Description
This music is the earliest string chamber music composed in America, written in Salem, NC by Moravian administrator and composer, Johann Friedrich Peter (1746-1813) in 1789. The quintets would have been composed with the Salem Collegium Musicum in mind, but actually survive in the Philharmonic Society of Bethlehem (PA) Collection. He left no copy in Salem upon his departure in 1790.
This edition is the real thing, edited from the original manuscripts signed by Peter himself!
Johann Friedrich Peter (1746-1813) was born in Heerendijk, Holland, to German Moravian parents. He was educated in Holland and Germany, and, with his brother Simon, came to America in 1770. Peter appears to have begun composing very shortly after his arrival in the new world. He served the Pennsylvania Moravians in Nazareth, Bethlehem, and Lititz, and was sent to Salem, NC in 1780. There, among other duties, he assumed the position of music director for the community. In 1786 he married Catharina Leinbach, a leading soprano in the church choir. Under Peter’s energetic and capable leadership a musical tradition was established in Salem which benefited the community long after his departure in 1790. He afterwards served Moravians in Graceham, MD, Hope, NJ, and Bethlehem, PA, where he was clerk, secretary, and organist at the Central Church.

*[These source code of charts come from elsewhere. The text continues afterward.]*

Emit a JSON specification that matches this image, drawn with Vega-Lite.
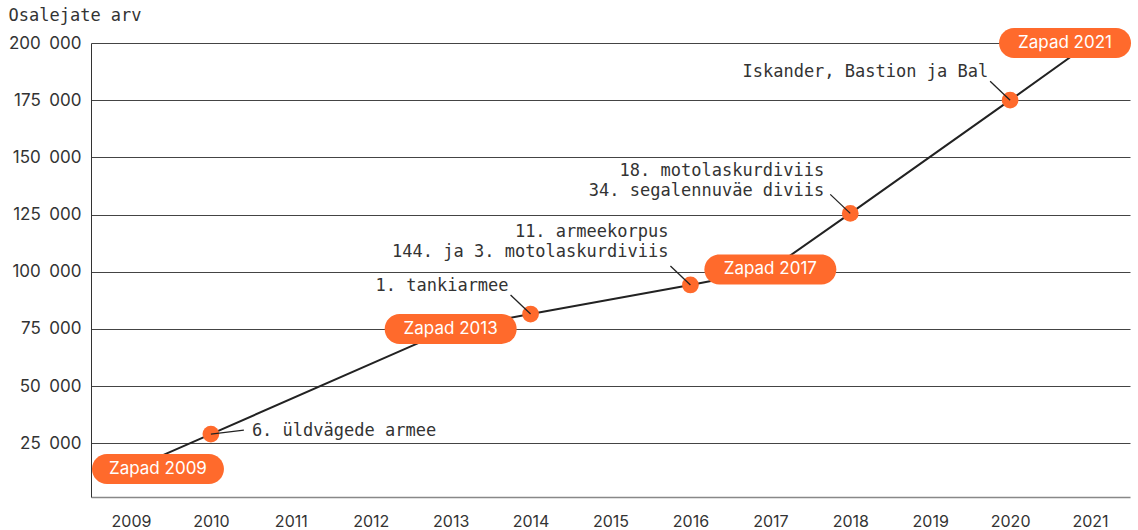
{
  "$schema": "https://vega.github.io/schema/vega-lite/v6.json",
  "width": 1039,
  "height": 454,
  "autosize": "none",
  "padding": {"left": 91, "top": 43, "right": 8, "bottom": 33},
  "background": "white",
  "config": {"view": {"stroke": null}},
  "data": {
    "values": [
      {"year": 2009, "value": 13700, "kind": "zapad", "label": "Zapad 2009"},
      {"year": 2010, "value": 29000, "kind": "unit", "label": "6. üldvägede armee"},
      {"year": 2013, "value": 75000, "kind": "zapad", "label": "Zapad 2013"},
      {"year": 2014, "value": 81500, "kind": "unit", "label": "1. tankiarmee"},
      {"year": 2016, "value": 94200, "kind": "unit", "label": "11. armeekorpus\n144. ja 3. motolaskurdiviis"},
      {"year": 2017, "value": 101000, "kind": "zapad", "label": "Zapad 2017"},
      {"year": 2018, "value": 125500, "kind": "unit", "label": "18. motolaskurdiviis\n34. segalennuväe diviis"},
      {"year": 2020, "value": 175000, "kind": "unit", "label": "Iskander, Bastion ja Bal"},
      {"year": 2021, "value": 200000, "kind": "zapad", "label": "Zapad 2021"}
    ]
  },
  "encoding": {
    "x": {
      "field": "year", "type": "quantitative",
      "scale": {"domain": [2008.5, 2021.5], "nice": false, "zero": false},
      "axis": {
        "title": null,
        "values": [2009, 2010, 2011, 2012, 2013, 2014, 2015, 2016, 2017, 2018, 2019, 2020, 2021],
        "format": "d", "grid": false, "ticks": false, "labelPadding": 16,
        "labelFont": "Inter", "labelFontSize": 16, "labelColor": "#333",
        "domainColor": "#888", "domainWidth": 1.5
      }
    },
    "y": {
      "field": "value", "type": "quantitative",
      "scale": {"domain": [1500, 200000], "nice": false, "zero": false},
      "axis": {
        "title": "Osalejate arv",
        "titleAngle": 0, "titleAlign": "left", "titleBaseline": "alphabetic",
        "titleX": -83, "titleY": -23,
        "titleFont": "DejaVu Sans Mono", "titleFontSize": 17, "titleFontWeight": "normal", "titleColor": "#333",
        "values": [25000, 50000, 75000, 100000, 125000, 150000, 175000, 200000],
        "labelExpr": "replace(format(datum.value, ','), ',', '\u2002')",
        "grid": true, "gridColor": "#444", "gridWidth": 1,
        "domain": true, "domainColor": "#333", "ticks": false, "labelPadding": 10,
        "labelFont": "Inter", "labelFontSize": 17, "labelColor": "#333"
      }
    }
  },
  "layer": [
    {"mark": {"type": "line", "color": "#222", "strokeWidth": 2}},
    {
      "transform": [{"filter": "datum.kind == 'unit'"}],
      "mark": {"type": "point", "filled": true, "color": "#FF6A2C", "opacity": 1, "size": 280}
    },
    {
      "transform": [{"filter": "datum.kind == 'unit' && datum.year != 2010"}],
      "mark": {"type": "rule", "color": "#222", "strokeWidth": 1.3, "x2Offset": -20, "y2Offset": -19},
      "encoding": {"x2": {"field": "year"}, "y2": {"field": "value"}}
    },
    {
      "transform": [{"filter": "datum.year == 2010"}],
      "mark": {"type": "rule", "color": "#222", "strokeWidth": 1.3, "x2Offset": 33, "y2Offset": -4},
      "encoding": {"x2": {"field": "year"}, "y2": {"field": "value"}}
    },
    {
      "transform": [{"filter": "datum.year == 2010"}],
      "mark": {"type": "text", "align": "left", "baseline": "alphabetic", "dx": 41, "dy": 2, "font": "DejaVu Sans Mono", "fontSize": 17, "color": "#333"},
      "encoding": {"text": {"field": "label"}}
    },
    {
      "transform": [{"filter": "datum.year == 2014 || datum.year == 2020"}],
      "mark": {"type": "text", "align": "right", "baseline": "bottom", "dx": -22, "dy": -19, "font": "DejaVu Sans Mono", "fontSize": 17, "color": "#333", "lineBreak": "\n", "lineHeight": 20},
      "encoding": {"text": {"field": "label"}}
    },
    {
      "transform": [{"filter": "datum.year == 2016"}],
      "mark": {"type": "text", "align": "right", "baseline": "bottom", "dx": -22, "dy": -44, "font": "DejaVu Sans Mono", "fontSize": 17, "color": "#333", "lineBreak": "\n", "lineHeight": 20},
      "encoding": {"text": {"field": "label"}}
    },
    {
      "transform": [{"filter": "datum.year == 2018"}],
      "mark": {"type": "text", "align": "right", "baseline": "bottom", "dx": -26, "dy": -33, "font": "DejaVu Sans Mono", "fontSize": 17, "color": "#333", "lineBreak": "\n", "lineHeight": 20},
      "encoding": {"text": {"field": "label"}}
    },
    {
      "transform": [{"filter": "datum.kind == 'zapad' && datum.year != 2009 && datum.year != 2021"}],
      "mark": {"type": "point", "filled": true, "color": "#FF6A2C", "opacity": 1, "size": 17424,
        "shape": "M-0.7727,-0.2273L0.7727,-0.2273A0.2273,0.2273,0,0,1,0.7727,0.2273L-0.7727,0.2273A0.2273,0.2273,0,0,1,-0.7727,-0.2273Z"}
    },
    {
      "transform": [{"filter": "datum.year == 2009"}],
      "mark": {"type": "point", "filled": true, "color": "#FF6A2C", "opacity": 1, "size": 17424, "xOffset": 27,
        "shape": "M-0.7727,-0.2273L0.7727,-0.2273A0.2273,0.2273,0,0,1,0.7727,0.2273L-0.7727,0.2273A0.2273,0.2273,0,0,1,-0.7727,-0.2273Z"}
    },
    {
      "transform": [{"filter": "datum.year == 2021"}],
      "mark": {"type": "point", "filled": true, "color": "#FF6A2C", "opacity": 1, "size": 17424, "xOffset": -25,
        "shape": "M-0.7727,-0.2273L0.7727,-0.2273A0.2273,0.2273,0,0,1,0.7727,0.2273L-0.7727,0.2273A0.2273,0.2273,0,0,1,-0.7727,-0.2273Z"}
    },
    {
      "transform": [{"filter": "datum.kind == 'zapad' && datum.year != 2009 && datum.year != 2021"}],
      "mark": {"type": "text", "align": "center", "baseline": "middle", "font": "Inter", "fontSize": 17, "color": "white"},
      "encoding": {"text": {"field": "label"}}
    },
    {
      "transform": [{"filter": "datum.year == 2009"}],
      "mark": {"type": "text", "align": "center", "baseline": "middle", "dx": 27, "font": "Inter", "fontSize": 17, "color": "white"},
      "encoding": {"text": {"field": "label"}}
    },
    {
      "transform": [{"filter": "datum.year == 2021"}],
      "mark": {"type": "text", "align": "center", "baseline": "middle", "dx": -25, "font": "Inter", "fontSize": 17, "color": "white"},
      "encoding": {"text": {"field": "label"}}
    }
  ]
}
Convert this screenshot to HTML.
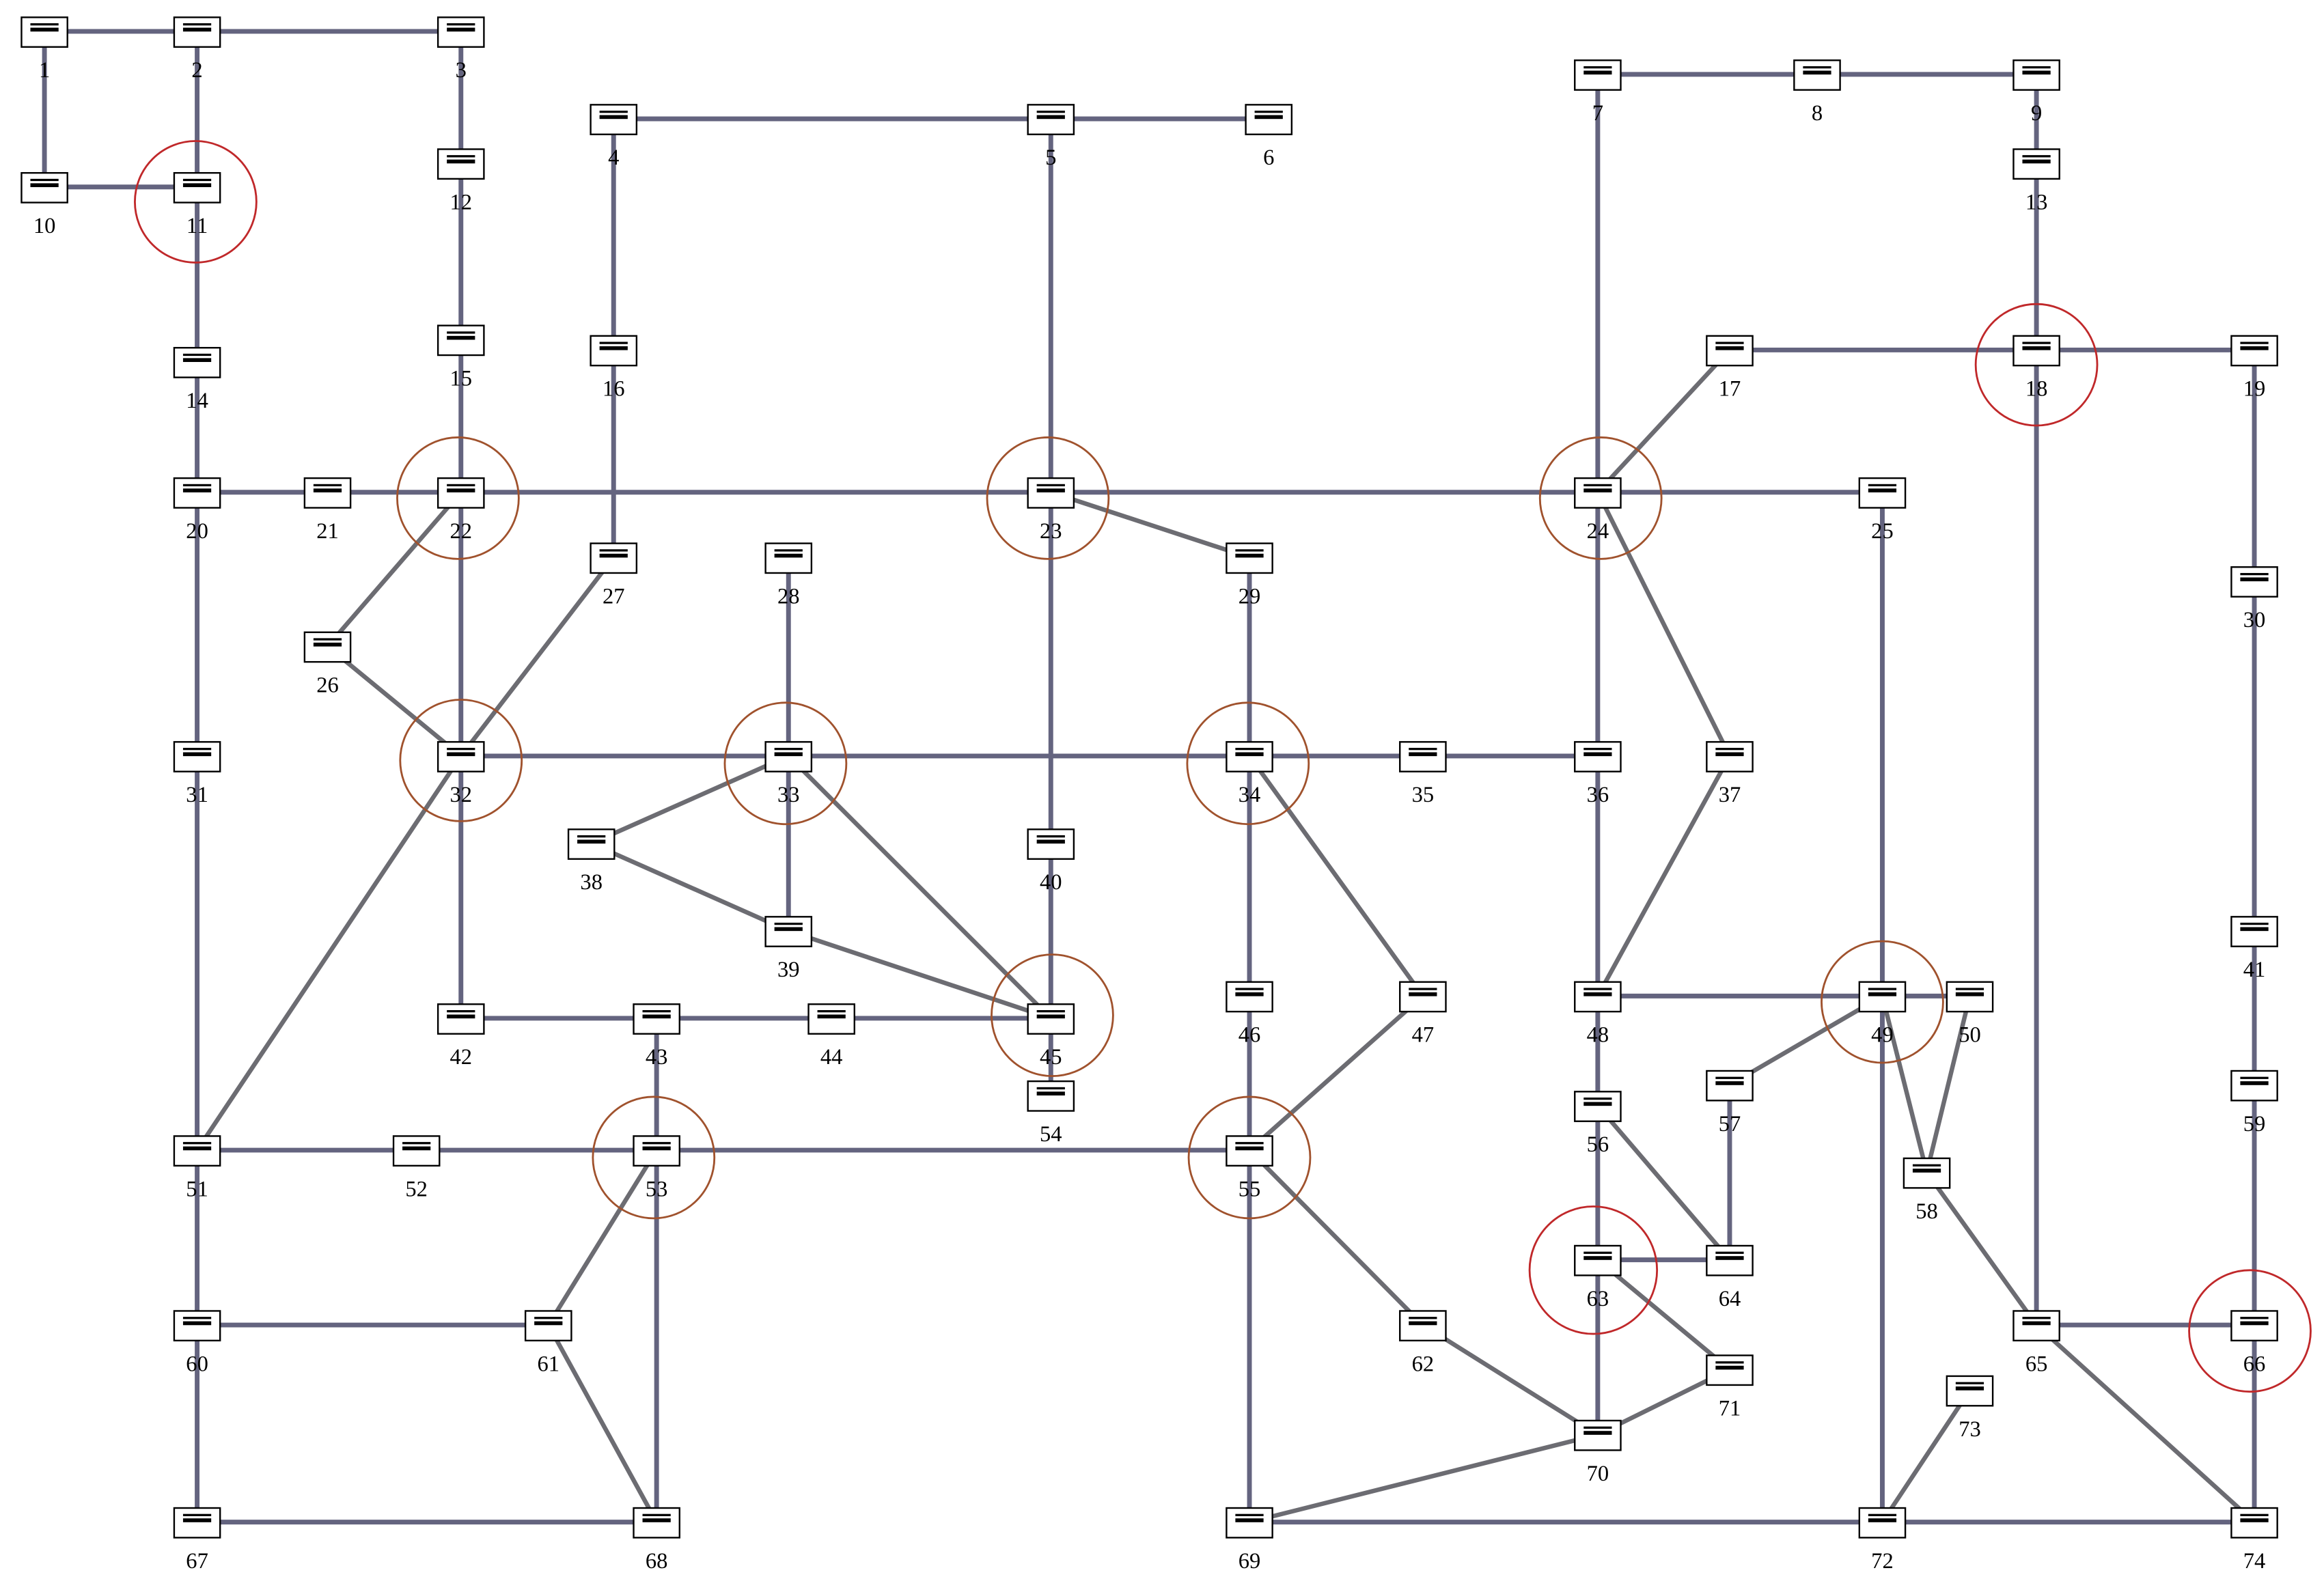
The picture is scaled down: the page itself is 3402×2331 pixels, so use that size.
<!DOCTYPE html>
<html><head><meta charset="utf-8"><style>html,body{margin:0;padding:0;background:#fff}svg{display:block}</style></head>
<body>
<svg width="3402" height="2331" viewBox="0 0 1568 1074" xmlns="http://www.w3.org/2000/svg">
<defs>
<g id="n"><rect x="-15.5" y="-9.5" width="31" height="20" fill="#fff" stroke="#000" stroke-width="1.1"/><rect x="-9.5" y="-5.5" width="19" height="1.5" fill="#000"/><rect x="-9.5" y="-2.5" width="19" height="2.6" fill="#000"/></g>
</defs>
<g stroke="#64647f" stroke-width="3.2" stroke-linecap="butt" fill="none">
<path d="M30 21H133M133 21H311M30 21V126M30 126H133M133 21V126M133 126V244M133 244V332M311 21V110M311 110V229M311 229V332M414 80H709M709 80H856M414 80V236M414 236V376M709 80V332M1078 50H1226M1226 50H1374M1078 50V332M1374 50V110M1374 110V236M1167 236H1374M1374 236H1521M1374 236V894M1521 236V392M1521 392V628M1521 628V732M1521 732V894M133 332H221M221 332H311M311 332H709M709 332H1078M1078 332H1270M133 332V510M133 510V776M311 332V510M709 332V569M843 376V510M1078 332V510M1270 332V672M532 376V510M311 510H532M532 510H843M843 510H960M960 510H1078M311 510V687M532 510V628M709 569V687M709 687V739M311 687H443M443 687H561M561 687H709M443 687V776M843 510V672M843 672V776M1078 510V672M1078 672H1270M1270 672H1329M1270 672V1027M1078 672V746M1078 746V850M1078 850H1167M1078 850V968M1167 732V850M133 776H281M281 776H443M443 776H843M133 776V894M443 776V1027M133 894H370M133 894V1027M133 1027H443M843 776V1027M843 1027H1270M1270 1027H1521M1374 894H1521M1521 894V1027"/>
</g>
<g stroke="#6c6c72" stroke-width="3" fill="none">
<path d="M1167 236L1078 332M311 332L221 436M221 436L311 510M414 376L311 510M709 332L843 376M1078 332L1167 510M311 510L133 776M532 510L399 569M399 569L532 628M532 510L709 687M532 628L709 687M843 510L960 672M960 672L843 776M1167 510L1078 672M1270 672L1167 732M1270 672L1300 791M1329 672L1300 791M1078 746L1167 850M1078 850L1167 924M1167 924L1078 968M443 776L370 894M370 894L443 1027M843 776L960 894M960 894L1078 968M843 1027L1078 968M1270 1027L1329 938M1300 791L1374 894M1374 894L1521 1027"/>
</g>
<g fill="none" stroke-width="1.3">
<circle cx="132" cy="136" r="41" stroke="#c0282a"/>
<circle cx="1374" cy="246" r="41" stroke="#c0282a"/>
<circle cx="1518" cy="898" r="41" stroke="#c0282a"/>
<circle cx="1075" cy="857" r="43" stroke="#c0282a"/>
<circle cx="309" cy="336" r="41" stroke="#a0522d"/>
<circle cx="707" cy="336" r="41" stroke="#a0522d"/>
<circle cx="1080" cy="336" r="41" stroke="#a0522d"/>
<circle cx="311" cy="513" r="41" stroke="#a0522d"/>
<circle cx="530" cy="515" r="41" stroke="#a0522d"/>
<circle cx="842" cy="515" r="41" stroke="#a0522d"/>
<circle cx="710" cy="685" r="41" stroke="#a0522d"/>
<circle cx="441" cy="781" r="41" stroke="#a0522d"/>
<circle cx="843" cy="781" r="41" stroke="#a0522d"/>
<circle cx="1270" cy="676" r="41" stroke="#a0522d"/>
</g>
<g>
<use href="#n" x="30" y="21"/><use href="#n" x="133" y="21"/><use href="#n" x="311" y="21"/>
<use href="#n" x="30" y="126"/><use href="#n" x="133" y="126"/><use href="#n" x="311" y="110"/>
<use href="#n" x="414" y="80"/><use href="#n" x="709" y="80"/><use href="#n" x="856" y="80"/>
<use href="#n" x="1078" y="50"/><use href="#n" x="1226" y="50"/><use href="#n" x="1374" y="50"/>
<use href="#n" x="1374" y="110"/>
<use href="#n" x="133" y="244"/><use href="#n" x="311" y="229"/><use href="#n" x="414" y="236"/>
<use href="#n" x="1167" y="236"/><use href="#n" x="1374" y="236"/><use href="#n" x="1521" y="236"/>
<use href="#n" x="133" y="332"/><use href="#n" x="221" y="332"/><use href="#n" x="311" y="332"/><use href="#n" x="709" y="332"/><use href="#n" x="1078" y="332"/><use href="#n" x="1270" y="332"/>
<use href="#n" x="221" y="436"/><use href="#n" x="414" y="376"/><use href="#n" x="532" y="376"/><use href="#n" x="843" y="376"/><use href="#n" x="1521" y="392"/>
<use href="#n" x="133" y="510"/><use href="#n" x="311" y="510"/><use href="#n" x="532" y="510"/><use href="#n" x="843" y="510"/><use href="#n" x="960" y="510"/><use href="#n" x="1078" y="510"/><use href="#n" x="1167" y="510"/>
<use href="#n" x="399" y="569"/><use href="#n" x="532" y="628"/><use href="#n" x="709" y="569"/><use href="#n" x="1521" y="628"/>
<use href="#n" x="311" y="687"/><use href="#n" x="443" y="687"/><use href="#n" x="561" y="687"/><use href="#n" x="709" y="687"/><use href="#n" x="843" y="672"/><use href="#n" x="960" y="672"/><use href="#n" x="1078" y="672"/><use href="#n" x="1270" y="672"/><use href="#n" x="1329" y="672"/>
<use href="#n" x="709" y="739"/>
<use href="#n" x="1078" y="746"/><use href="#n" x="1167" y="732"/><use href="#n" x="1521" y="732"/>
<use href="#n" x="133" y="776"/><use href="#n" x="281" y="776"/><use href="#n" x="443" y="776"/><use href="#n" x="843" y="776"/><use href="#n" x="1300" y="791"/>
<use href="#n" x="1078" y="850"/><use href="#n" x="1167" y="850"/>
<use href="#n" x="133" y="894"/><use href="#n" x="370" y="894"/><use href="#n" x="960" y="894"/><use href="#n" x="1374" y="894"/><use href="#n" x="1521" y="894"/>
<use href="#n" x="1167" y="924"/><use href="#n" x="1329" y="938"/>
<use href="#n" x="1078" y="968"/>
<use href="#n" x="133" y="1027"/><use href="#n" x="443" y="1027"/><use href="#n" x="843" y="1027"/><use href="#n" x="1270" y="1027"/><use href="#n" x="1521" y="1027"/>
</g>
<g font-family="Liberation Serif, serif" font-size="15" text-anchor="middle" fill="#000">
<text x="30" y="52">1</text><text x="133" y="52">2</text><text x="311" y="52">3</text>
<text x="30" y="157">10</text><text x="133" y="157">11</text><text x="311" y="141">12</text>
<text x="414" y="111">4</text><text x="709" y="111">5</text><text x="856" y="111">6</text>
<text x="1078" y="81">7</text><text x="1226" y="81">8</text><text x="1374" y="81">9</text>
<text x="1374" y="141">13</text>
<text x="133" y="275">14</text><text x="311" y="260">15</text><text x="414" y="267">16</text>
<text x="1167" y="267">17</text><text x="1374" y="267">18</text><text x="1521" y="267">19</text>
<text x="133" y="363">20</text><text x="221" y="363">21</text><text x="311" y="363">22</text><text x="709" y="363">23</text><text x="1078" y="363">24</text><text x="1270" y="363">25</text>
<text x="221" y="467">26</text><text x="414" y="407">27</text><text x="532" y="407">28</text><text x="843" y="407">29</text><text x="1521" y="423">30</text>
<text x="133" y="541">31</text><text x="311" y="541">32</text><text x="532" y="541">33</text><text x="843" y="541">34</text><text x="960" y="541">35</text><text x="1078" y="541">36</text><text x="1167" y="541">37</text>
<text x="399" y="600">38</text><text x="532" y="659">39</text><text x="709" y="600">40</text><text x="1521" y="659">41</text>
<text x="311" y="718">42</text><text x="443" y="718">43</text><text x="561" y="718">44</text><text x="709" y="718">45</text><text x="843" y="703">46</text><text x="960" y="703">47</text><text x="1078" y="703">48</text><text x="1270" y="703">49</text><text x="1329" y="703">50</text>
<text x="709" y="770">54</text>
<text x="1078" y="777">56</text><text x="1167" y="763">57</text><text x="1521" y="763">59</text>
<text x="133" y="807">51</text><text x="281" y="807">52</text><text x="443" y="807">53</text><text x="843" y="807">55</text><text x="1300" y="822">58</text>
<text x="1078" y="881">63</text><text x="1167" y="881">64</text>
<text x="133" y="925">60</text><text x="370" y="925">61</text><text x="960" y="925">62</text><text x="1374" y="925">65</text><text x="1521" y="925">66</text>
<text x="1167" y="955">71</text><text x="1329" y="969">73</text>
<text x="1078" y="999">70</text>
<text x="133" y="1058">67</text><text x="443" y="1058">68</text><text x="843" y="1058">69</text><text x="1270" y="1058">72</text><text x="1521" y="1058">74</text>
</g>
</svg>
</body></html>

His six string quintets, written in Salem and dated 1789, are among the earliest known chamber music written in this country. He died in Bethlehem on July 13, 1813, almost literally at the organ bench, shortly after playing for a children’s service. All of Peter’s known compositions (nearly one hundred in all), with the exception of the string quintets, are sacred concerted vocal works. Of these, most are known to have been written for a specific occasion, often using a Scriptural text assigned for the day. In keeping with Moravian compositional practice, Peter’s vocal works are marked by clarity and simplicity. The text is always of primary importance, and the instrumental writing highlights the text, never over-shadowing the vocal parts. In the vocal works, his writing for strings in particular shows that the instrumentalists at his disposal were accomplished players; the writing is consistent with Classic-era style and technique. Peter’s works have earned him the reputation of being the most gifted of Moravian composers in America.
Peter’s compositional gifts brought him great joy and satisfaction; they also gave him cause for concern. In his Lebenslauf (spiritual autobiography) he wrote that his musical gift was troubling to him; he saw that this was valued by “the world”, and he questioned his own motivation for composing music. (It is interesting to note that he wrote this section of his Lebenslauf before composing the quintets-his only known “secular” works!)
Johann Friedrich Peter’s Six String Quintets survive in both full score and parts in Peter’s hand, in the collection of the Philharmonic Society of Bethlehem, housed in the Moravian Archives in Bethlehem, PA. (The Viola 1 part is missing, and for this edition has been extracted from the full score.) The full score of Peter’s six string quintets is dated 9 January 1789, and the parts are dated 28 February 1789, indicating the probability that these works were composed during his later years in Salem. This in itself is a curious circumstance, since it indicates that Peter took the quintets with him when he left Salem, leaving no copy behind. (The sacred vocal works would be assumed to be the property of the congregation; if he took copies with him to use at his new post, he would have been expected to leave the Salem copies behind.) Peter kept no personal diary as such; there is thus no evidence as to why he wrote these works, nor over how long a period of time he worked on them. Their very existence is a mystery, as these would not have been seen as “necessary” to the life of the church. Were they written simply out of the compulsion to compose, the need to use his gift for instrumental writing without the restrictions of text and occasion? Was Peter “experimenting”?
The string writing in the quintets is, not surprisingly, more virtuosic than in the vocal works. The formal structures adhere to Classic principles of statement, digression, and return, often within a clear sonata-like structure. In Quintet #4, however, he stretches the norms by introducing a foreign key (major submediant) and new thematic material in the development of the first movement, and by using asymmetrical phrase structures in the third movement. Throughout the quintets, Peter shows admirable facility in writing for the instruments, varying textures by using pairs or trios (themselves varied in recapitulations; what began as first and second violins in opposition to first and second violas may be repeated as first violin and viola in opposition to second violin and viola).
Johann Friedrich Peter’s string quintets, then, are lovely and compelling examples of the genre in their own right, worthy of careful attention and rewarding to performer and listener alike. They also provide a foil to his sacred vocal works, showing a facet of his musical gift that is not always readily apparent in the vocal works: a gift for sustaining a larger-scale form, with variety and interest, while maintaining coherence and unity.